Figure scripts:
- - - -

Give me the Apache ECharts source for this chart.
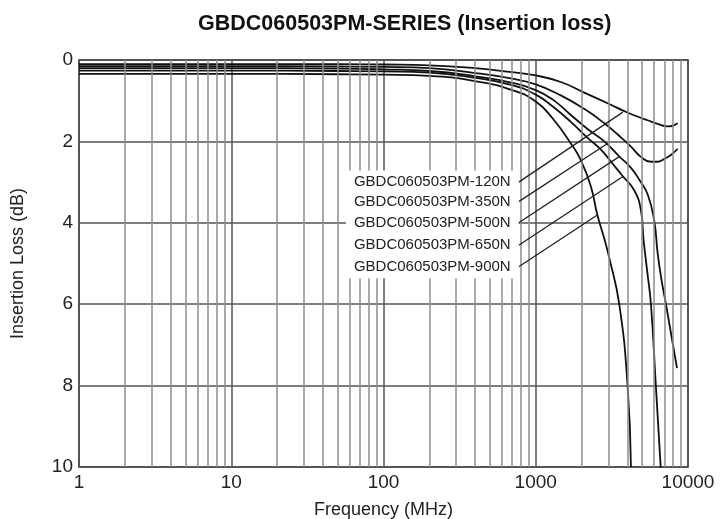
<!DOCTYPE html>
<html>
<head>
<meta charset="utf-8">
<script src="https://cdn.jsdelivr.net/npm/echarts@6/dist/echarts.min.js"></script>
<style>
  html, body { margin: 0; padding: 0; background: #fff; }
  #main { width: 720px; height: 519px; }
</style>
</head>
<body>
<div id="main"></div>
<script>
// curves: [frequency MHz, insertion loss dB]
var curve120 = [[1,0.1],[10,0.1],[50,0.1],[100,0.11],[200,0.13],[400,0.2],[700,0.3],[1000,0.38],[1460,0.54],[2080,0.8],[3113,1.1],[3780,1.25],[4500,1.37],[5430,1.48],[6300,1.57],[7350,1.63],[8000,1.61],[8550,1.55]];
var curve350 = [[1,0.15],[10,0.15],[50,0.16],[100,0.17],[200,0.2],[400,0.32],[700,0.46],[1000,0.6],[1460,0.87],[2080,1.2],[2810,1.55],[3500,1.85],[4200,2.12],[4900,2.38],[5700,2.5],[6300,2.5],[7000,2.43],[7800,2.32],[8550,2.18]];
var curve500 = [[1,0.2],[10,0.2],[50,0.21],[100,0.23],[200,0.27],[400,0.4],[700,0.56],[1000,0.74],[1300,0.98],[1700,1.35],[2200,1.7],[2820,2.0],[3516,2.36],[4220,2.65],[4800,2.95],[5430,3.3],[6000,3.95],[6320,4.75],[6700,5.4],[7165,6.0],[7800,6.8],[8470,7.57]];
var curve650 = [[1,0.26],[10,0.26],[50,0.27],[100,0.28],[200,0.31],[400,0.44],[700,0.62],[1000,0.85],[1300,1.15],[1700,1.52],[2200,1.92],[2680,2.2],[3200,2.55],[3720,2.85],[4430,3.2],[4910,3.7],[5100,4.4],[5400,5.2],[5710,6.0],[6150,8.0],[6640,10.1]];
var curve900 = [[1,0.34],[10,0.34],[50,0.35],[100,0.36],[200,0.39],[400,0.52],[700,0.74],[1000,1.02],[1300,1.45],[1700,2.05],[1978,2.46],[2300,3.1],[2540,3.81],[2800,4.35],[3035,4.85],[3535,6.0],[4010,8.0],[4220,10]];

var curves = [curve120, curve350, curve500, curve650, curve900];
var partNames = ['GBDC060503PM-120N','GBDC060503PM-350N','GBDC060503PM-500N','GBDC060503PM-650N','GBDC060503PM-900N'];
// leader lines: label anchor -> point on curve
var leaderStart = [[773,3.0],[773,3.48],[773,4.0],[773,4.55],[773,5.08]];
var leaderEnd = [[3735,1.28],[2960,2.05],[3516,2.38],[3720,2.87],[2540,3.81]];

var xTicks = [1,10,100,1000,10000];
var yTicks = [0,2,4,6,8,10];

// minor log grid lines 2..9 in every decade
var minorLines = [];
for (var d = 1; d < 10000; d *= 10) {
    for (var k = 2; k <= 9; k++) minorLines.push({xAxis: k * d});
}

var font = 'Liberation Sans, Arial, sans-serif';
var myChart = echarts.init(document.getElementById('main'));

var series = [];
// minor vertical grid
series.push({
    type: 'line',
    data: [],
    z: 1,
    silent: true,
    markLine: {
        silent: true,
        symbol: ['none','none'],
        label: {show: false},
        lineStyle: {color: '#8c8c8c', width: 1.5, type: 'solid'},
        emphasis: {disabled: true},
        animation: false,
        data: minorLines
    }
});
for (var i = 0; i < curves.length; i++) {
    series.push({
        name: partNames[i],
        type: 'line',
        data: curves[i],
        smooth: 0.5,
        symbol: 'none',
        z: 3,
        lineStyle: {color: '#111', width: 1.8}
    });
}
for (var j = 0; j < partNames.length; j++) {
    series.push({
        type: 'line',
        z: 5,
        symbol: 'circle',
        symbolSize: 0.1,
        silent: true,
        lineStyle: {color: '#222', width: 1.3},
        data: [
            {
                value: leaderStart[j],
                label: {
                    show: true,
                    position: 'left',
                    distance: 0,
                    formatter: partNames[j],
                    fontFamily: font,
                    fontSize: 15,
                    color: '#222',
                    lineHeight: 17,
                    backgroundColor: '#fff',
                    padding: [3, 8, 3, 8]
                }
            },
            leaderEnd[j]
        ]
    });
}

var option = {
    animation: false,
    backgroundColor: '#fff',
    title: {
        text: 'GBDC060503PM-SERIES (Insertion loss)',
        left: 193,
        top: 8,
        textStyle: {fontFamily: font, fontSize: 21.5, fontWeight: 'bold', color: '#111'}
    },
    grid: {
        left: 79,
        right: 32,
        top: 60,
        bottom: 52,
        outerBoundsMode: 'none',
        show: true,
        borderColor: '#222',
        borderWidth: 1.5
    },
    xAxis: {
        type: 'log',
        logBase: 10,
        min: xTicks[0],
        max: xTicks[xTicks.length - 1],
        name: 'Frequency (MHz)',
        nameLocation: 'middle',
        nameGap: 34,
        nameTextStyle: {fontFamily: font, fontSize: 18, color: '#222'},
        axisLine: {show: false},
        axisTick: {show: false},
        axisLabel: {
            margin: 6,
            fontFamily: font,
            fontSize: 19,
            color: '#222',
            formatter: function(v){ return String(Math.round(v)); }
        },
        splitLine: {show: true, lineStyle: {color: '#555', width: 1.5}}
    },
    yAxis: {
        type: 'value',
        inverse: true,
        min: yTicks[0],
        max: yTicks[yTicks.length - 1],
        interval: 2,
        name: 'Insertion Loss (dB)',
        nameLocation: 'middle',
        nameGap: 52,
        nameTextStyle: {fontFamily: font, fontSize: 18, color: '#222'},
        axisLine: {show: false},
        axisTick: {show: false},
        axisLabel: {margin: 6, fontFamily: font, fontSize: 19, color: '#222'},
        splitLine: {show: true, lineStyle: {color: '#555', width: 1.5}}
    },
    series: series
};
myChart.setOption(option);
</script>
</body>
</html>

- - - -

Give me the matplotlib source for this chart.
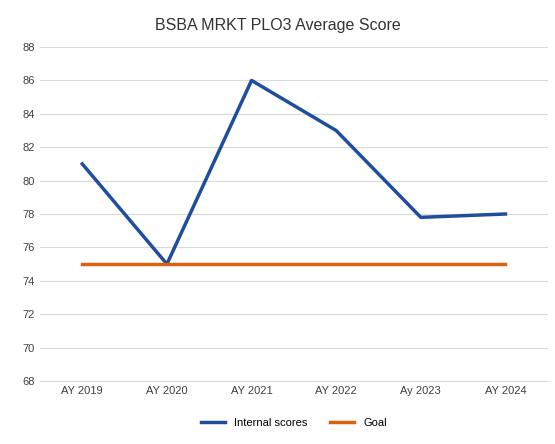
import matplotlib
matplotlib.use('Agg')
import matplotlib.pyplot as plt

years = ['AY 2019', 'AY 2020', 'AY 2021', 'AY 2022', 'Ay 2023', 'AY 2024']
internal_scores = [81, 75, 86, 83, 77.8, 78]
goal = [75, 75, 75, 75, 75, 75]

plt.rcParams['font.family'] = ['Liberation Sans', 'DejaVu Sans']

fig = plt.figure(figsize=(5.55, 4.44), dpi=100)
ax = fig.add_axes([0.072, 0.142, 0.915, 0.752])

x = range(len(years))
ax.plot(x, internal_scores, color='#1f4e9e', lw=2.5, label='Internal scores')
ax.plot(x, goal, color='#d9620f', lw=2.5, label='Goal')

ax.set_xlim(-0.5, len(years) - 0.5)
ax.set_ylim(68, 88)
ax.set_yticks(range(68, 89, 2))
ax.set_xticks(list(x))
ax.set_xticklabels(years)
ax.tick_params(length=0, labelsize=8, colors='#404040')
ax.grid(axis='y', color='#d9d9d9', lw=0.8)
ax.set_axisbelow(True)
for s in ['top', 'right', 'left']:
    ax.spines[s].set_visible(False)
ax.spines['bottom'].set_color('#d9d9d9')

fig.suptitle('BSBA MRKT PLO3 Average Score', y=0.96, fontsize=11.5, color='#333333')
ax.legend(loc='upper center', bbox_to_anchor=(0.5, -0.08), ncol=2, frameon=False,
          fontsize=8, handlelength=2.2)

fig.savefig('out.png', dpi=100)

- - - -

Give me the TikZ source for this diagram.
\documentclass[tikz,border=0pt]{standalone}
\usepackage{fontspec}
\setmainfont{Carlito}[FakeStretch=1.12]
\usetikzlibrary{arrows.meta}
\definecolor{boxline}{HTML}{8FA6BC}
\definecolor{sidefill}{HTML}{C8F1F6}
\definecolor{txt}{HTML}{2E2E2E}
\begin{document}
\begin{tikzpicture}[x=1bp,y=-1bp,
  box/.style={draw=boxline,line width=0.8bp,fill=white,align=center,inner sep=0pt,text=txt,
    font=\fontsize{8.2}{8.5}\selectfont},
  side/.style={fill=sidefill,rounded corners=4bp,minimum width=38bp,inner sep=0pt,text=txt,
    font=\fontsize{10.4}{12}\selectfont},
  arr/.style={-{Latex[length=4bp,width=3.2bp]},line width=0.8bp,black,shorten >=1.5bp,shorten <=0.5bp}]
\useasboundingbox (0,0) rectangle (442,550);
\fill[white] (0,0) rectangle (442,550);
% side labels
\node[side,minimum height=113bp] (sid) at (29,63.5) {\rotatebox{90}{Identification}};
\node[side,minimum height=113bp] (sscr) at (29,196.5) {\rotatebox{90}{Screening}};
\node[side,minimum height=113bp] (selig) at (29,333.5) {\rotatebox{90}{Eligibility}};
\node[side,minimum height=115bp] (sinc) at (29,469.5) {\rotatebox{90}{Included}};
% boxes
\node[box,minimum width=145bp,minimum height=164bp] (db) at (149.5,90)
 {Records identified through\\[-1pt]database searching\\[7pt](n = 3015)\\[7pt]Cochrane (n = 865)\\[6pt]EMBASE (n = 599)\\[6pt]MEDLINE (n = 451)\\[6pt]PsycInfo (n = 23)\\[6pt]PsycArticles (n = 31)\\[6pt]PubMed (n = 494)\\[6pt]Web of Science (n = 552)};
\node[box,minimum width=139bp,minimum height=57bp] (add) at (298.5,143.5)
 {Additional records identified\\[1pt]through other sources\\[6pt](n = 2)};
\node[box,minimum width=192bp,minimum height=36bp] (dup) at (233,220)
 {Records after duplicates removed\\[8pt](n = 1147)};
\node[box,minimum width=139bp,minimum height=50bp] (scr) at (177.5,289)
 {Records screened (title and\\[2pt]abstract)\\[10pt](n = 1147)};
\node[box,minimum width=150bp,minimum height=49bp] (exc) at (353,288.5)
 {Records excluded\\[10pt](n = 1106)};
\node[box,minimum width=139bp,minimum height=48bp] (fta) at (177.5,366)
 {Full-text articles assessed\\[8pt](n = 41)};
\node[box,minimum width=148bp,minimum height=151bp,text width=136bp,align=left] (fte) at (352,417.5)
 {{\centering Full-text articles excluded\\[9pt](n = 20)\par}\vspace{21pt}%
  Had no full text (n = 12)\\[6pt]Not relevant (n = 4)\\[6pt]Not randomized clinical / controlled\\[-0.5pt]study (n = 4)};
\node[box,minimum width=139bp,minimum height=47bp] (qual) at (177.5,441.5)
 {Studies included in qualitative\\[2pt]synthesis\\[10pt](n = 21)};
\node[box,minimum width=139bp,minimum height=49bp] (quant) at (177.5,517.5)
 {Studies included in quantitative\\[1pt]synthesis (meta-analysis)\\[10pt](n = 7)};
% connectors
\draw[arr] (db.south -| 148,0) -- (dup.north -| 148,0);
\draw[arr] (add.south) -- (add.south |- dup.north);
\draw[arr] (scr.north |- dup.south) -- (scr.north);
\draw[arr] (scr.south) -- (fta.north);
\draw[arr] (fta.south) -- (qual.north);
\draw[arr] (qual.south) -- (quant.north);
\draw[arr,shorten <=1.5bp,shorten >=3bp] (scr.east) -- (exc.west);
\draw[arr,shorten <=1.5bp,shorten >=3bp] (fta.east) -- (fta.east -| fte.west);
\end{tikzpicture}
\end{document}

- - - -

• Prompt: Exactly as they stand, quote the lines beginning with the one that contains "Give me the matplotlib source for this chart." and ending with the one that contains "ax = fig.add_axes([0.072, 0.142, 0.915, 0.752])", with no pictures.

• The output:
Give me the matplotlib source for this chart.
import matplotlib
matplotlib.use('Agg')
import matplotlib.pyplot as plt

years = ['AY 2019', 'AY 2020', 'AY 2021', 'AY 2022', 'Ay 2023', 'AY 2024']
internal_scores = [81, 75, 86, 83, 77.8, 78]
goal = [75, 75, 75, 75, 75, 75]

plt.rcParams['font.family'] = ['Liberation Sans', 'DejaVu Sans']

fig = plt.figure(figsize=(5.55, 4.44), dpi=100)
ax = fig.add_axes([0.072, 0.142, 0.915, 0.752])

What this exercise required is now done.